Number of sequences from one state to another with fixed transition counts / empirical matrix

44 Views Asked by At

I think the answer to this might be well known but I can't find it and I am also bad at combinatorics.

First, note that if we have an i.i.d. random variable with finite sample space $A$ we can obtain the empirical distribution or empirical vector $c \in \mathbb{N}^A$ (also known as the type) of a sequence $a=(a_0,...,a_n)$ of samples by counting the number of occurrences of each element of $A$ in the sequence: $$c_i(a):=\sum_{t=0}^n \delta_i(a_t)$$ where $$\delta_i(x):=\begin{cases} 1 &\text{ if } x=i,\\ 0 &\text{else.}\end{cases} $$ Conversely given an empirical vector $c$ the number of sample sequences that produce it is equal to the multinomial coefficient $$\frac{(n+1)!}{\prod_{i \in \{1,...,|A|\}} c_i!}.$$

I am looking for how to calculate the corresponding number in the case of a given empirical matrix. The empirical matrix counts the occurring transitions (pairs of successive elements) in a sequence. So how many sequences are there for a given count of the occurring transitions in the sequence?
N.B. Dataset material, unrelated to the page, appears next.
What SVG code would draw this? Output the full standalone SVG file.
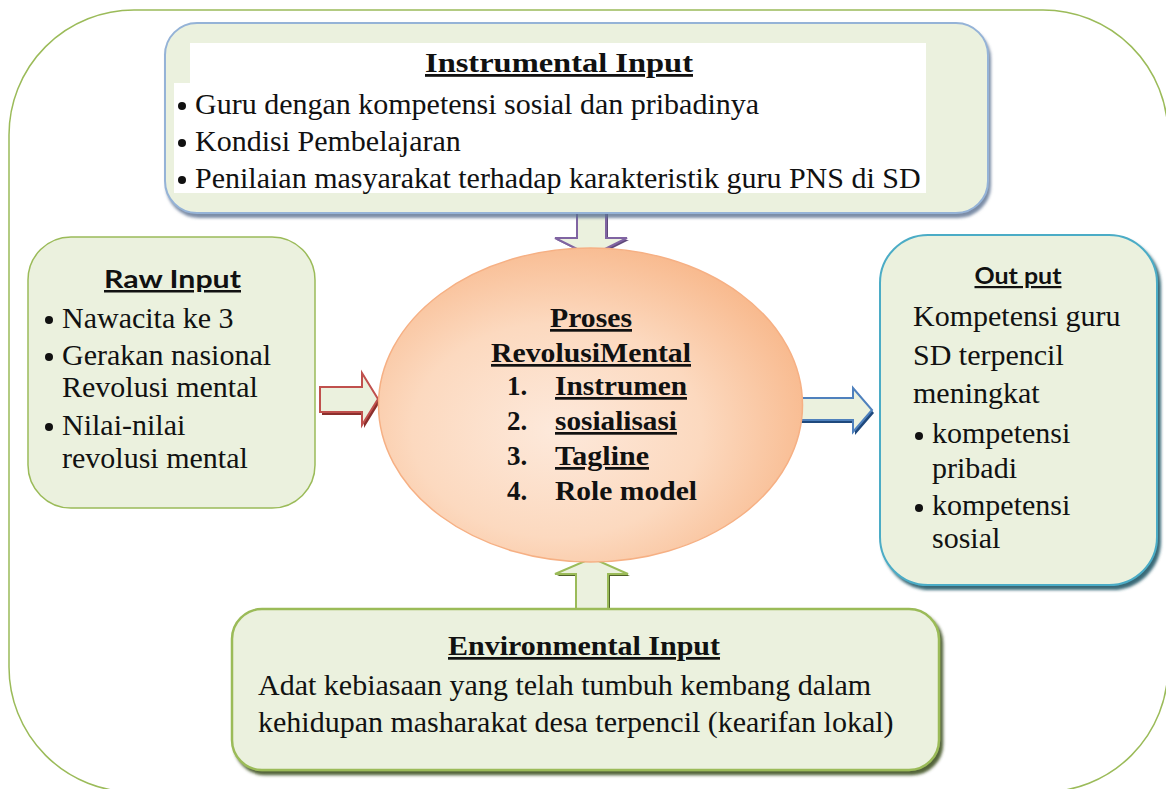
<svg xmlns="http://www.w3.org/2000/svg" width="1166" height="789" viewBox="0 0 1166 789">
<style>
.box{fill:#EBF1DE}
.t{font-family:"Liberation Serif","Times New Roman",serif;font-size:30px;fill:#111}
.tb{font-family:"Liberation Serif","Times New Roman",serif;font-weight:bold;fill:#111}
.sb{font-family:Lato,"Liberation Sans",sans-serif;font-weight:bold;fill:#111}
.u{text-decoration:underline}
.bul{fill:#111}
.arr{fill:#EBF1DE;stroke-width:2;stroke-linejoin:miter}
</style>
<defs>
<radialGradient id="eg" cx="0.42" cy="0.58" r="0.62">
<stop offset="0" stop-color="#FDE9DB"/>
<stop offset="0.55" stop-color="#FCD9BF"/>
<stop offset="1" stop-color="#F8B98D"/>
</radialGradient>
<filter id="shB" x="-5%" y="-5%" width="112%" height="115%"><feDropShadow dx="2" dy="4" stdDeviation="1.5" flood-color="#5A7090" flood-opacity="0.8"/></filter>
<filter id="shT" x="-5%" y="-5%" width="112%" height="115%"><feDropShadow dx="3" dy="4" stdDeviation="1.5" flood-color="#205868" flood-opacity="0.9"/></filter>
<filter id="shG" x="-5%" y="-5%" width="112%" height="115%"><feDropShadow dx="3" dy="4" stdDeviation="1.5" flood-color="#3F5220" flood-opacity="0.9"/></filter>
</defs>
<rect width="1166" height="789" fill="#FFFFFF"/>
<g id="frame">
<rect x="9" y="10" width="1159" height="782" rx="125" ry="125" fill="none" stroke="#9BBB59" stroke-width="1.5"/>
</g>
<g id="connectors">
<polygon points="578,211 608,211 608,240 629,240 593,258 557,240 578,240" fill="#5F497A"/>
<polygon class="arr" stroke="#8064A2" points="577,210 606,210 606,238 627,238 591,256 555,238 577,238"/>
<polygon points="322,390 364,390 364,376 380,402 364,428 364,415 322,415" fill="#8B2F2C"/>
<polygon class="arr" stroke="#C0504D" points="320,387 362,387 362,373 378,399 362,425 362,412 320,412"/>
<polygon points="800,401 855,401 855,391 874,413 855,435 855,423 800,423" fill="#1F497D"/>
<polygon class="arr" stroke="#4F81BD" points="798,398 853,398 853,388 872,410 853,432 853,420 798,420"/>
<polygon points="578,614 578,576 557,576 593,560 630,576 610,576 610,614" fill="#4F6228"/>
<polygon class="arr" stroke="#9BBB59" points="576,612 576,574 555,574 592,558 628,574 608,574 608,612"/>
</g>
<g id="instrumental-input">
<rect class="box" x="165" y="23" width="823" height="190" rx="32" ry="32" stroke="#95B3D7" stroke-width="2" filter="url(#shB)"/>
<path d="M190,43 H926 V193 H174 V83 H190 Z" fill="#FFFFFF"/>
<text class="tb u" x="559" y="72" font-size="28" text-anchor="middle" textLength="268" lengthAdjust="spacingAndGlyphs">Instrumental Input</text>
<circle class="bul" cx="182" cy="106" r="4"/>
<text class="t" x="195" y="114">Guru dengan kompetensi sosial dan pribadinya</text>
<circle class="bul" cx="182" cy="143" r="4"/>
<text class="t" x="195" y="151">Kondisi Pembelajaran</text>
<circle class="bul" cx="182" cy="180" r="4"/>
<text class="t" x="195" y="188">Penilaian masyarakat terhadap karakteristik guru PNS di SD</text>
</g>
<g id="raw-input">
<rect class="box" x="28" y="237" width="287" height="271" rx="43" ry="43" stroke="#9BBB59" stroke-width="1.5"/>
<text class="sb u" x="172.5" y="288" font-size="25" text-anchor="middle" textLength="137" lengthAdjust="spacingAndGlyphs">Raw Input</text>
<circle class="bul" cx="49" cy="320" r="4"/>
<text class="t" x="62" y="328">Nawacita ke 3</text>
<circle class="bul" cx="49" cy="357" r="4"/>
<text class="t" x="62" y="365">Gerakan nasional</text>
<text class="t" x="62" y="397">Revolusi mental</text>
<circle class="bul" cx="49" cy="427" r="4"/>
<text class="t" x="62" y="435">Nilai-nilai</text>
<text class="t" x="62" y="468">revolusi mental</text>
</g>
<g id="proses-revolusi-mental">
<ellipse cx="590.5" cy="405" rx="212" ry="157" fill="url(#eg)" stroke="#F6B084" stroke-width="1.5"/>
<text class="tb u" x="591" y="327" font-size="27" text-anchor="middle" textLength="82" lengthAdjust="spacingAndGlyphs">Proses</text>
<text class="tb u" x="591" y="362" font-size="27" text-anchor="middle" textLength="200" lengthAdjust="spacingAndGlyphs">RevolusiMental</text>
<text class="tb" x="507" y="395" font-size="27">1.</text>
<text class="tb u" x="555" y="395" font-size="27" textLength="132" lengthAdjust="spacingAndGlyphs">Instrumen</text>
<text class="tb" x="507" y="430" font-size="27">2.</text>
<text class="tb u" x="555" y="430" font-size="27" textLength="122" lengthAdjust="spacingAndGlyphs">sosialisasi</text>
<text class="tb" x="507" y="465" font-size="27">3.</text>
<text class="tb u" x="555" y="465" font-size="27" textLength="94" lengthAdjust="spacingAndGlyphs">Tagline</text>
<text class="tb" x="507" y="500" font-size="27">4.</text>
<text class="tb" x="555" y="500" font-size="27" textLength="142" lengthAdjust="spacingAndGlyphs">Role model</text>
</g>
<g id="output">
<rect class="box" x="880" y="235" width="277" height="350" rx="48" ry="48" stroke="#4BACC6" stroke-width="2" filter="url(#shT)"/>
<text class="sb u" x="1018" y="284" font-size="22" text-anchor="middle" textLength="87" lengthAdjust="spacingAndGlyphs">Out put</text>
<text class="t" x="913" y="326">Kompetensi guru</text>
<text class="t" x="913" y="365">SD terpencil</text>
<text class="t" x="913" y="403">meningkat</text>
<circle class="bul" cx="919" cy="436" r="4"/>
<text class="t" x="932" y="443">kompetensi</text>
<text class="t" x="932" y="478">pribadi</text>
<circle class="bul" cx="919" cy="508" r="4"/>
<text class="t" x="932" y="515">kompetensi</text>
<text class="t" x="932" y="548">sosial</text>
</g>
<g id="environmental-input">
<rect class="box" x="232" y="609" width="707" height="161" rx="30" ry="30" stroke="#9BBB59" stroke-width="2.5" filter="url(#shG)"/>
<text class="tb u" x="584" y="655" font-size="27" text-anchor="middle" textLength="272" lengthAdjust="spacingAndGlyphs">Environmental Input</text>
<text class="t" x="258" y="695">Adat kebiasaan yang telah tumbuh kembang dalam</text>
<text class="t" x="258" y="732">kehidupan masharakat desa terpencil (kearifan lokal)</text>
</g>
</svg>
More specifically I want to know how many such sequences there are that end in a particular element of $A$. This will probably follow from the above.

More formally:

Let $A$ be a finite set and consider finite sequences $a=(a_0,a_1,...,a_n) \in A^{n+1}$ starting in $a_0$ and ending in $a_n$. Also, let $C:A^{n+1} \rightarrow \mathbb{N}$ be a matrix valued function counting the number of transitions occurring in a given sequence $a \in A^{n+1}$ so that:

$$C_{ji}(a):=\sum_{t =1}^n \delta_j(a_t) \delta_i(a_{t-1})$$

For a fixed $|A| \times |A|$ matrix $B$ of transition counts (i.e. non-negative integers that sum to the total number $n$ of transitions in sequences of length $n+1$ i.e. $\sum_{i,j} B_{ji}=n$) and fixed initial and final elements $b_0,b_n \in A$ is there an expression for the number of sequences $a \in A^{n+1}$ such that

  • $C(a)=B$ and
  • $a_0= b_0$ and $a_n = b_n$?

I first thought I could just use the multinomial coefficient but then realized I am overcounting because not every permutation of the transitions actually produces a valid trajectory.